What is needed ▸ Leaving out every picture, copy the lines of the data exactly, from the first through the line containing "0.8, 0.9, 1.0]".
--- Material to process ---
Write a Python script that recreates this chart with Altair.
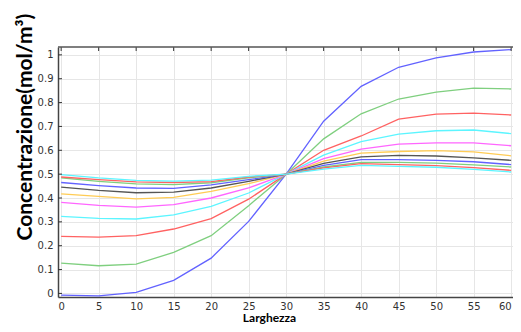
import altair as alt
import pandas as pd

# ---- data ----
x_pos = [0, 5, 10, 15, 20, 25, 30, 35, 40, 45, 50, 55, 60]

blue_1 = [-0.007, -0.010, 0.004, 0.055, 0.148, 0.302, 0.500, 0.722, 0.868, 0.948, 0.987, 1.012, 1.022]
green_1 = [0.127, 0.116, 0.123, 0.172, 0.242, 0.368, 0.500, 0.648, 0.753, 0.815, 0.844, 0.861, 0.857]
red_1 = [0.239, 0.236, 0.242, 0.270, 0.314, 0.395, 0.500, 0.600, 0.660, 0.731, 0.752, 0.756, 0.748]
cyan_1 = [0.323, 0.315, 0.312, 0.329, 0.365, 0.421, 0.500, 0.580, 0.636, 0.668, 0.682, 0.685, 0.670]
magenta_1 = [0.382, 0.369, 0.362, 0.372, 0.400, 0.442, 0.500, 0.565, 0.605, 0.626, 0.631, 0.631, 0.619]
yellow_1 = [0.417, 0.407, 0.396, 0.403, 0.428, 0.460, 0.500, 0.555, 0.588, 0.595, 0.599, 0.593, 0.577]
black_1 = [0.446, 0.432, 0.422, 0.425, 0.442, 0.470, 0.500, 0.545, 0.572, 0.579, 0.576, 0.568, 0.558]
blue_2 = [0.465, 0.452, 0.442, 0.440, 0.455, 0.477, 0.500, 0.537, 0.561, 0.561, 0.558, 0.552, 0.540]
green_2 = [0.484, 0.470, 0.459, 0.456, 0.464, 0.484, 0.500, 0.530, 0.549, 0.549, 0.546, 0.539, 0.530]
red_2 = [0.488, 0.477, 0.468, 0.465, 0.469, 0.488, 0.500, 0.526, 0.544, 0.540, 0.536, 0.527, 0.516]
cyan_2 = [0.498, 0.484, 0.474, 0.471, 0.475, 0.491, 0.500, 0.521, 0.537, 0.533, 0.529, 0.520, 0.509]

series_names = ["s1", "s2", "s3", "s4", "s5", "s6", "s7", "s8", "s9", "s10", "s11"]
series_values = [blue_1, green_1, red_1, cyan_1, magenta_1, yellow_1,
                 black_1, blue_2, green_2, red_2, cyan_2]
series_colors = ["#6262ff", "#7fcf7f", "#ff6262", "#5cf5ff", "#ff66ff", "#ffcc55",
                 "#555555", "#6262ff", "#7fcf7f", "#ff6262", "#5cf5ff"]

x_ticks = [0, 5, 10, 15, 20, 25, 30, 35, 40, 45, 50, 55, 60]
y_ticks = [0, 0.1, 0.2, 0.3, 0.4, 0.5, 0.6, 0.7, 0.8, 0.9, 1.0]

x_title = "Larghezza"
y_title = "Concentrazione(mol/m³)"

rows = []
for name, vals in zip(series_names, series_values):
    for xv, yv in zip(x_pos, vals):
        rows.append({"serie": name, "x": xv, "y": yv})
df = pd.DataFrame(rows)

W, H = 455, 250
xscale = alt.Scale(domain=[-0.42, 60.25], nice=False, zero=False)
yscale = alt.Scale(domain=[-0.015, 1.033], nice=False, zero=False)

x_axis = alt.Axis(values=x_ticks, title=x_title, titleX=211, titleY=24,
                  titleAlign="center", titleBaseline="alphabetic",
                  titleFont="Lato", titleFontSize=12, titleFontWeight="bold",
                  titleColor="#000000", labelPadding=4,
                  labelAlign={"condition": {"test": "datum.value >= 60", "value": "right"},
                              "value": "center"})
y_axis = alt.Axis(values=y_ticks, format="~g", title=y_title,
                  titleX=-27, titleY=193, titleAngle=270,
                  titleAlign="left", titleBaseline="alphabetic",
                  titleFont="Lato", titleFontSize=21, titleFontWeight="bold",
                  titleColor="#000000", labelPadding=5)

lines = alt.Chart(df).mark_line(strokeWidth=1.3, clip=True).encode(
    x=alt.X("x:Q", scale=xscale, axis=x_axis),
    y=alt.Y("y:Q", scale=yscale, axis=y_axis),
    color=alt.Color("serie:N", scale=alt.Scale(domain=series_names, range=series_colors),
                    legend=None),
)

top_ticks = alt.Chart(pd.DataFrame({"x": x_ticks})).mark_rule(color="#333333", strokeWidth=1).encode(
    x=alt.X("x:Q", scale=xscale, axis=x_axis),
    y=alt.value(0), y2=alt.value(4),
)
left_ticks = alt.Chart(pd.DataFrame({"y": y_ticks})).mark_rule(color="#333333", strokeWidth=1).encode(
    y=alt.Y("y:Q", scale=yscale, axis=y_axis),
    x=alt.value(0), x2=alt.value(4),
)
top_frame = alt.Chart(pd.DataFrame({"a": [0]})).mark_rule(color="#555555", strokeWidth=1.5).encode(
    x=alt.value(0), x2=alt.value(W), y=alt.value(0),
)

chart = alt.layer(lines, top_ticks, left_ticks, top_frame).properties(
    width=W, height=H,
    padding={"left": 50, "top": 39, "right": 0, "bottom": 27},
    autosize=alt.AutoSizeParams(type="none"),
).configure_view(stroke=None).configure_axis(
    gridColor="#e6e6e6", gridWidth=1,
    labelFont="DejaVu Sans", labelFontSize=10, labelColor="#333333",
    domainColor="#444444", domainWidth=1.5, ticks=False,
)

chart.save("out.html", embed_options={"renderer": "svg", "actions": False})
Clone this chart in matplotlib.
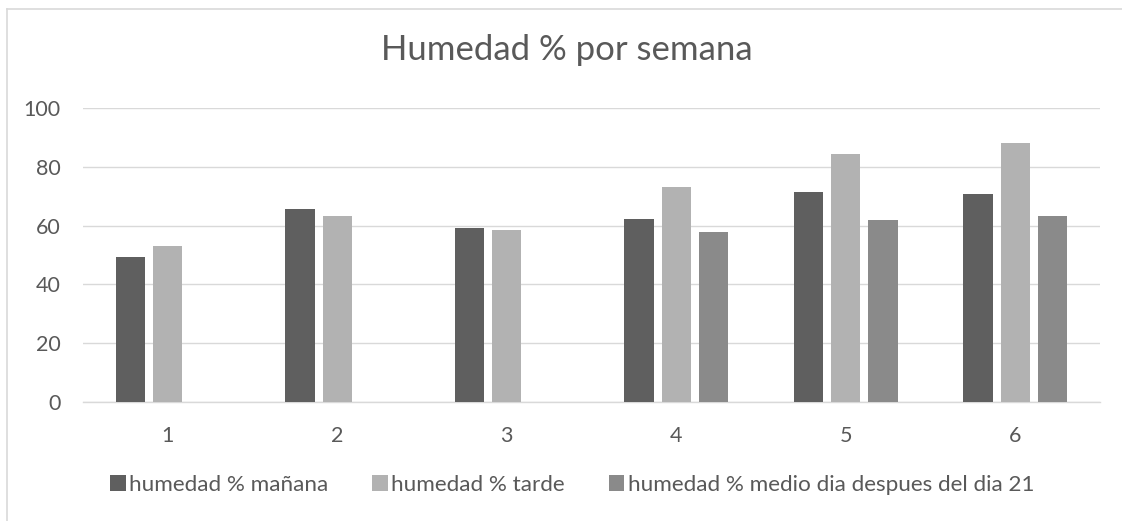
---
Written solution ▸
Write a Python script that recreates this chart with Altair.
import altair as alt
import pandas as pd

# ---- data ----
x_pos = [0, 5, 10, 15, 20, 25, 30, 35, 40, 45, 50, 55, 60]

blue_1 = [-0.007, -0.010, 0.004, 0.055, 0.148, 0.302, 0.500, 0.722, 0.868, 0.948, 0.987, 1.012, 1.022]
green_1 = [0.127, 0.116, 0.123, 0.172, 0.242, 0.368, 0.500, 0.648, 0.753, 0.815, 0.844, 0.861, 0.857]
red_1 = [0.239, 0.236, 0.242, 0.270, 0.314, 0.395, 0.500, 0.600, 0.660, 0.731, 0.752, 0.756, 0.748]
cyan_1 = [0.323, 0.315, 0.312, 0.329, 0.365, 0.421, 0.500, 0.580, 0.636, 0.668, 0.682, 0.685, 0.670]
magenta_1 = [0.382, 0.369, 0.362, 0.372, 0.400, 0.442, 0.500, 0.565, 0.605, 0.626, 0.631, 0.631, 0.619]
yellow_1 = [0.417, 0.407, 0.396, 0.403, 0.428, 0.460, 0.500, 0.555, 0.588, 0.595, 0.599, 0.593, 0.577]
black_1 = [0.446, 0.432, 0.422, 0.425, 0.442, 0.470, 0.500, 0.545, 0.572, 0.579, 0.576, 0.568, 0.558]
blue_2 = [0.465, 0.452, 0.442, 0.440, 0.455, 0.477, 0.500, 0.537, 0.561, 0.561, 0.558, 0.552, 0.540]
green_2 = [0.484, 0.470, 0.459, 0.456, 0.464, 0.484, 0.500, 0.530, 0.549, 0.549, 0.546, 0.539, 0.530]
red_2 = [0.488, 0.477, 0.468, 0.465, 0.469, 0.488, 0.500, 0.526, 0.544, 0.540, 0.536, 0.527, 0.516]
cyan_2 = [0.498, 0.484, 0.474, 0.471, 0.475, 0.491, 0.500, 0.521, 0.537, 0.533, 0.529, 0.520, 0.509]

series_names = ["s1", "s2", "s3", "s4", "s5", "s6", "s7", "s8", "s9", "s10", "s11"]
series_values = [blue_1, green_1, red_1, cyan_1, magenta_1, yellow_1,
                 black_1, blue_2, green_2, red_2, cyan_2]
series_colors = ["#6262ff", "#7fcf7f", "#ff6262", "#5cf5ff", "#ff66ff", "#ffcc55",
                 "#555555", "#6262ff", "#7fcf7f", "#ff6262", "#5cf5ff"]

x_ticks = [0, 5, 10, 15, 20, 25, 30, 35, 40, 45, 50, 55, 60]
y_ticks = [0, 0.1, 0.2, 0.3, 0.4, 0.5, 0.6, 0.7, 0.8, 0.9, 1.0]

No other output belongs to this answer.